Debbie explained how it occurred to her one day that in the case of a bad cable cross, there was really only one "arm" of the cable that was in the wrong spot. So why should she drop the whole cable down to fix it? She taught us the following process for fixing a bad cross by only dropping the offending side.
NOTE: Deb was very firm and consistent in regards to how to perform this sort of surgery: With your knitting FLAT ON THE TABLE. You wouldn't want a doctor to hold you up to his face while he is cutting out your appendix, right? Well, keep the knitting flat and well-lit too. Having all the tools at hand before you start is also a really good idea, as wandering off and leaving loose stitches is probably sort of asking for trouble.
Also, I haven't tried it, but this should work no matter how far down the cable is messed up, though the farther it is, the more of a drag picking up stitches will be.
Step 1: Freak out
OMG! That cable was TOTALLY supposed to cross in the BACK not the front!

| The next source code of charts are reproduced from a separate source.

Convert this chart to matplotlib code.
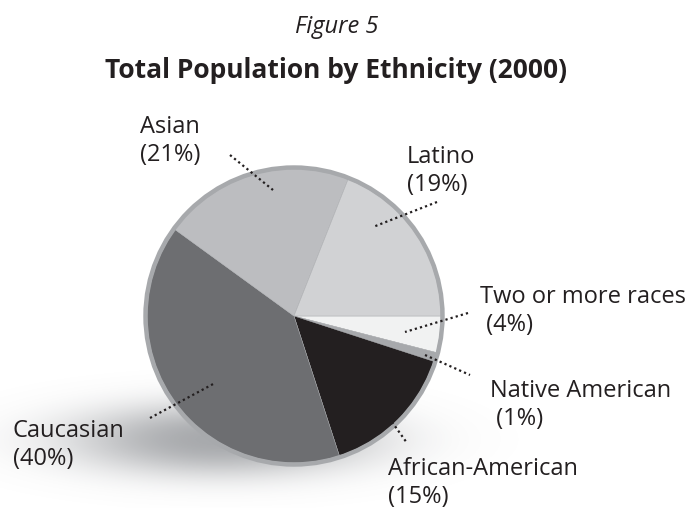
import numpy as np
import matplotlib
matplotlib.use('Agg')
import matplotlib.pyplot as plt
from matplotlib.patches import Circle

plt.rcParams['font.family'] = ['Open Sans', 'DejaVu Sans']

# data (clockwise from 3 o'clock)
groups = ['Two or more races', 'Native American', 'African-American',
          'Caucasian', 'Asian', 'Latino']
shares = [4, 1, 15, 40, 21, 19]
pct_text = [' (4%)', ' (1%)', '(15%)', '(40%)', '(21%)', '(19%)']
colors = ['#f1f2f2', '#a7a9ac', '#231f20', '#6d6e71', '#bcbdc0', '#d1d2d4']

# label placement in pixels (x, first baseline), leader line ends
label_pos = [(480, 303), (490, 397), (388, 475), (13, 437), (140, 133), (407, 163)]
leaders = [((468, 313), (405, 332)),
           ((425, 355), (470, 375)),
           ((392, 422), (407, 443)),
           ((150, 418), (215, 383)),
           ((230, 155), (273, 190)),
           ((437, 202), (373, 227))]

W, H = 687, 508
cx, cy, R = 294, 316, 147

fig = plt.figure(figsize=(W / 100, H / 100), dpi=100)
ax = fig.add_axes([0, 0, 1, 1])

# soft drop shadow under the pie
xs = np.linspace(0, W, 400)
ys = np.linspace(0, H, 300)
X, Y = np.meshgrid(xs, ys)
r = np.sqrt(((X - 220) / 175) ** 2 + ((Y - 440) / 42) ** 2)
alpha = 0.62 * np.exp(-r ** 2.4 * 1.4)
img = np.zeros((len(ys), len(xs), 4))
img[..., :3] = np.array([0.45, 0.46, 0.48])
img[..., 3] = alpha
ax.imshow(img, extent=(0, W, H, 0), zorder=0, interpolation='bilinear')

ax.pie(shares, colors=colors, startangle=0, counterclock=True,
       center=(cx, cy), radius=R, frame=True,
       wedgeprops=dict(linewidth=0.3, edgecolor='#a7a9ac'))
ax.add_patch(Circle((cx, cy), R + 1.5, fill=False, edgecolor='#a7a9ac',
                    linewidth=3.2, zorder=3))

for (x, y), name, pct in zip(label_pos, groups, pct_text):
    ax.text(x, y, name, fontsize=17, color='#231f20', va='baseline', ha='left')
    ax.text(x, y + 28, pct, fontsize=17, color='#231f20', va='baseline', ha='left')

for (p0, p1) in leaders:
    ax.plot([p0[0], p1[0]], [p0[1], p1[1]], color='#231f20', lw=1.6,
            ls=(0, (1, 1.4)), zorder=4)

ax.text(337, 33, 'Figure 5', fontsize=17, style='italic', color='#231f20',
        ha='center', va='baseline')
ax.text(336, 78, 'Total Population by Ethnicity (2000)', fontsize=19,
        fontweight='bold', color='#231f20', ha='center', va='baseline')

ax.set_xlim(0, W)
ax.set_ylim(H, 0)
ax.set_aspect('auto')
ax.axis('off')

fig.savefig('out.png', dpi=100)
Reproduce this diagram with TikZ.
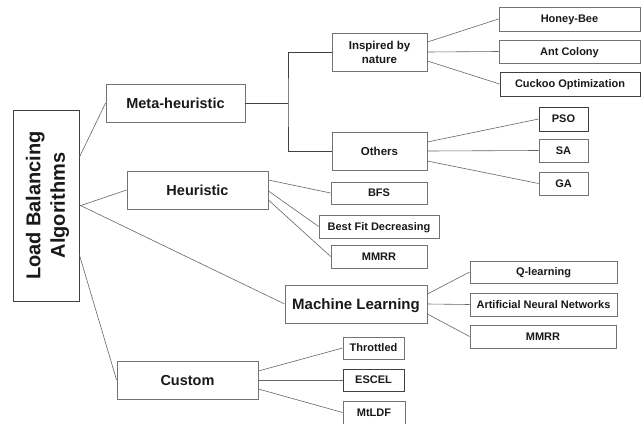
\documentclass[tikz,border=0pt]{standalone}
\usepackage{fontspec}
\setmainfont{Liberation Sans}
\begin{document}
\begin{tikzpicture}[x=1pt,y=-1pt,
  box/.style={draw=black!55, line width=0.8pt, rectangle, inner sep=1pt, text=black!90, text depth=0pt, font=\bfseries\fontsize{11}{13}\selectfont},
  midbox/.style={box, font=\bfseries\fontsize{14.5}{17}\selectfont},
  twoline/.style={draw=black!55, line width=0.8pt, rectangle, inner sep=1pt, text=black!90, align=center, font=\bfseries\fontsize{11.5}{14}\selectfont},
  rootbox/.style={draw=black!75, line width=0.9pt, rectangle, inner sep=0pt},
  conn/.style={draw=black!60, line width=0.6pt}
]
\useasboundingbox (0,0) rectangle (642,423);
\fill[white] (0,0) rectangle (642,423);

% root
\node[rootbox, minimum width=66pt, minimum height=191pt] (root) at (46,205.5) {};
\node[rotate=90, align=center, text=black!90, font=\bfseries\fontsize{20}{24.5}\selectfont] (roottext) at (47.5,205.5) {Load Balancing\\Algorithms};

% level 1
\node[midbox, minimum width=139pt, minimum height=38pt] (meta) at (175.5,103) {Meta-heuristic};
\node[midbox, minimum width=141pt, minimum height=38pt] (heur) at (197.5,190) {Heuristic};
\node[midbox, minimum width=142pt, minimum height=38pt, font=\bfseries\fontsize{15}{18}\selectfont] (ml) at (356,304) {Machine Learning};
\node[midbox, minimum width=141pt, minimum height=38pt] (custom) at (187.5,380) {Custom};

% level 2 under meta
\node[twoline, minimum width=95pt, minimum height=38pt] (insp) at (379.5,52) {Inspired by\\nature};
\node[box, minimum width=95pt, minimum height=38pt, font=\bfseries\fontsize{11.5}{14}\selectfont] (others) at (379.5,151) {Others};

% leaves
\node[box, minimum width=141pt, minimum height=24pt] (honey) at (569.5,19) {Honey-Bee};
\node[box, minimum width=141pt, minimum height=23pt] (ant) at (569.5,51.5) {Ant Colony};
\node[box, draw=black!75, minimum width=140pt, minimum height=24pt] (cuckoo) at (570,84) {Cuckoo Optimization};
\node[box, draw=black!75, minimum width=49pt, minimum height=24pt] (pso) at (563.5,119) {PSO};
\node[box, minimum width=49pt, minimum height=23pt] (sa) at (563.5,150.5) {SA};
\node[box, minimum width=49pt, minimum height=23pt] (ga) at (563.5,183.5) {GA};

\node[box, minimum width=96pt, minimum height=22pt] (bfs) at (379,193) {BFS};
\node[box, minimum width=120pt, minimum height=23pt] (bfd) at (379,226.5) {Best Fit Decreasing};
\node[box, minimum width=96pt, minimum height=23pt] (mmrra) at (379,256.5) {MMRR};

\node[box, minimum width=147pt, minimum height=22pt] (q) at (543.5,272) {Q-learning};
\node[box, minimum width=147pt, minimum height=23pt] (ann) at (543.5,304.5) {Artificial Neural Networks};
\node[box, minimum width=146pt, minimum height=23pt] (mmrrb) at (543,336.5) {MMRR};

\node[box, minimum width=61pt, minimum height=22pt] (thr) at (373.5,348) {Throttled};
\node[box, draw=black!75, minimum width=61pt, minimum height=22pt] (escel) at (373.5,380) {ESCEL};
\node[box, minimum width=62pt, minimum height=23pt] (mtldf) at (374,412.5) {MtLDF};

% root connectors
\draw[conn] ([yshift=48.5pt]root.east) -- (meta.west);
\draw[conn] ([yshift=-0.5pt]root.east) -- (heur.west);
\draw[conn] ([yshift=0.5pt]root.east) -- (ml.west);
\draw[conn] ([yshift=-49.5pt]root.east) -- (custom.west);

% meta-heuristic bracket
\coordinate (spine) at (288,103);
\draw[conn, line width=0.8pt, draw=black!75] (meta.east) -- (spine);
\draw[conn, line width=0.8pt, draw=black!75] (insp.west) -| (spine) |- (others.west);

% inspired
\draw[conn] ([yshift=10pt]insp.east) -- (honey.west);
\draw[conn] (insp.east) -- (ant.west);
\draw[conn] ([yshift=-9pt]insp.east) -- (cuckoo.west);

% others
\draw[conn] ([yshift=9pt]others.east) -- (pso.west);
\draw[conn] (others.east) -- (sa.west);
\draw[conn] ([yshift=-10pt]others.east) -- (ga.west);

% heuristic
\draw[conn] ([yshift=10pt]heur.east) -- (bfs.west);
\draw[conn] ([yshift=-1pt]heur.east) -- (bfd.west);
\draw[conn] ([yshift=-10pt]heur.east) -- (mmrra.west);

% machine learning
\draw[conn] ([yshift=10pt]ml.east) -- (q.west);
\draw[conn] (ml.east) -- (ann.west);
\draw[conn] ([yshift=-10pt]ml.east) -- (mmrrb.west);

% custom
\draw[conn] ([yshift=9pt]custom.east) -- (thr.west);
\draw[conn] (custom.east) -- (escel.west);
\draw[conn] ([yshift=-9pt]custom.east) -- (mtldf.west);
\end{tikzpicture}
\end{document}
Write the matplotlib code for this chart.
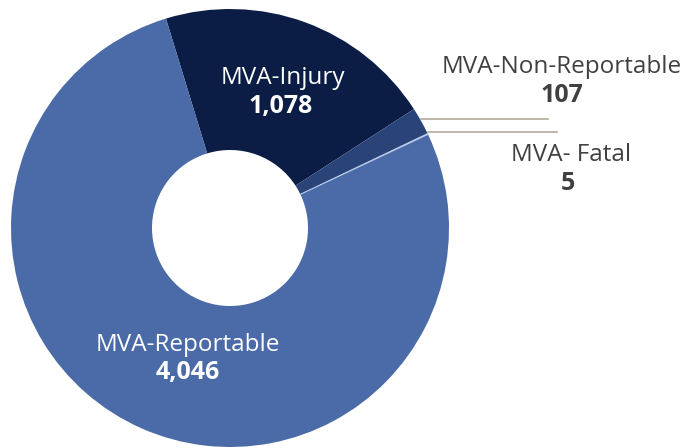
import numpy as np
import matplotlib
matplotlib.use("Agg")
import matplotlib.pyplot as plt

plt.rcParams['font.family'] = ['Open Sans', 'DejaVu Sans']

labels = ["MVA-Injury", "MVA-Non-Reportable", "MVA- Fatal", "MVA-Reportable"]
values = [1078, 107, 5, 4046]
colors = ["#0b1d45", "#2a4479", "#b9cbe8", "#4a6aa8"]

W, H = 685, 448
fig = plt.figure(figsize=(W / 100, H / 100), dpi=100)
ax = fig.add_axes([0, 0, 1, 1])

cx, cy = 230, H - 228
r_out, r_in = 219, 78
start = 107

wedges, _ = ax.pie(values, colors=colors, startangle=start, counterclock=False,
                   center=(cx, cy), radius=r_out, frame=True,
                   wedgeprops=dict(width=r_out - r_in, linewidth=0))
# the tiny fatal slice is drawn a bit wider so it shows
wedges[2].set_edgecolor(colors[2])
wedges[2].set_linewidth(0.8)

ax.set_xlim(0, W)
ax.set_ylim(0, H)
ax.set_aspect('equal')
ax.axis('off')

fs, fsb = 17.5, 18

# labels inside the slices
ax.text(283, H - 78, labels[0], color='white', fontsize=fs, ha='center', va='center')
ax.text(281, H - 106, f"{values[0]:,}", color='white', fontsize=fsb, fontweight='bold',
        ha='center', va='center')
ax.text(188, H - 345, labels[3], color='white', fontsize=fs, ha='center', va='center')
ax.text(188, H - 373, f"{values[3]:,}", color='white', fontsize=fsb, fontweight='bold',
        ha='center', va='center')

# outside labels with leader lines
total = sum(values)
cum = np.cumsum([0] + values)
grey = '#404040'
for i, (lx, ly, lend) in zip([1, 2], [(562, 67, 548), (571, 155, 557)]):
    mid = start - 360 * (cum[i] + values[i] / 2) / total
    x0 = cx + r_out * np.cos(np.radians(mid))
    y0 = cy + r_out * np.sin(np.radians(mid)) + 2
    ax.plot([x0, lend], [y0, y0], color='#b5aa9c', lw=1.2)
    ax.text(lx, H - ly, labels[i], color=grey, fontsize=fs, ha='center', va='center')
    ax.text(lx - 3 * (i == 2), H - ly - 28, f"{values[i]:,}", color=grey, fontsize=fsb,
            fontweight='bold', ha='center', va='center')

fig.savefig("out.png", dpi=100)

Aaaack! What do I do? Lie down in the road and wait for a bus?
No! Take a deep cleansing breath. Say your favorite calming mantra, and assemble the following tools:
- a cable needle or a short double-pointed needle (a size or two below your knitting size will make things easier),
- a crochet hook,
- a glass of your favorite beverage.
Using your cable needle, grab the stitches of the arm that you are fixing (in this case we want to move that back cross to the front) just below the cross. This way, when you start dropping stitches they won't run all the way to the bottom of the piece if you get woozy.
Step 3: Ready, set, DROP!
Carefully loosen just the (in this case, 3) stitches of the side you are dropping. Remember, the beauty of this method is that you don't drop the whole cable, just the side that needs to move. If your hands are too shaky, you can use a crochet hook or the tip of a knitting needle to calmly and slowly drop the stitches down behind the cable.
Step 4: Drop til you pop
Keep dropping stitches until they "pop" out from behind the front cable. Then stop. This may be before your lifeline.
Step 5: Put the loose stitches on a needle
If you didn't have to drop all the way to your lifeline, move the cable (or dp) up to the loose stitches.
Step 6: Hook 'em!
I couldn't get a picture of this step, but hopefully the gist is clear. If you haven't ever used a crochet hook to pick up stitches, check out this tutorial first.
You want to take your crochet hook and grab the first "rung" of the ladder in back (make sure to double check that it is the FIRST rung, it may not be clearly visible from the front) and pick up a stitch for each of the free stitches. You will be holding the loose cable in front and picking up the stitches on each rung. You can do this stitch by stitch (pick up the first stitch all the way to the top and put it on the working needle) or one rung at a time (pick up all three stitches before moving to the next row, putting all three on the working needle when you are finished). Personally, the latter method worked better for me, as the ladder can get pretty tight by that third stitch.
Once you get all the loose stitches back up to the top and on your working needle, sit back, take a long pull off of your beverage of choice and metaphorically pat your crafty self on the back.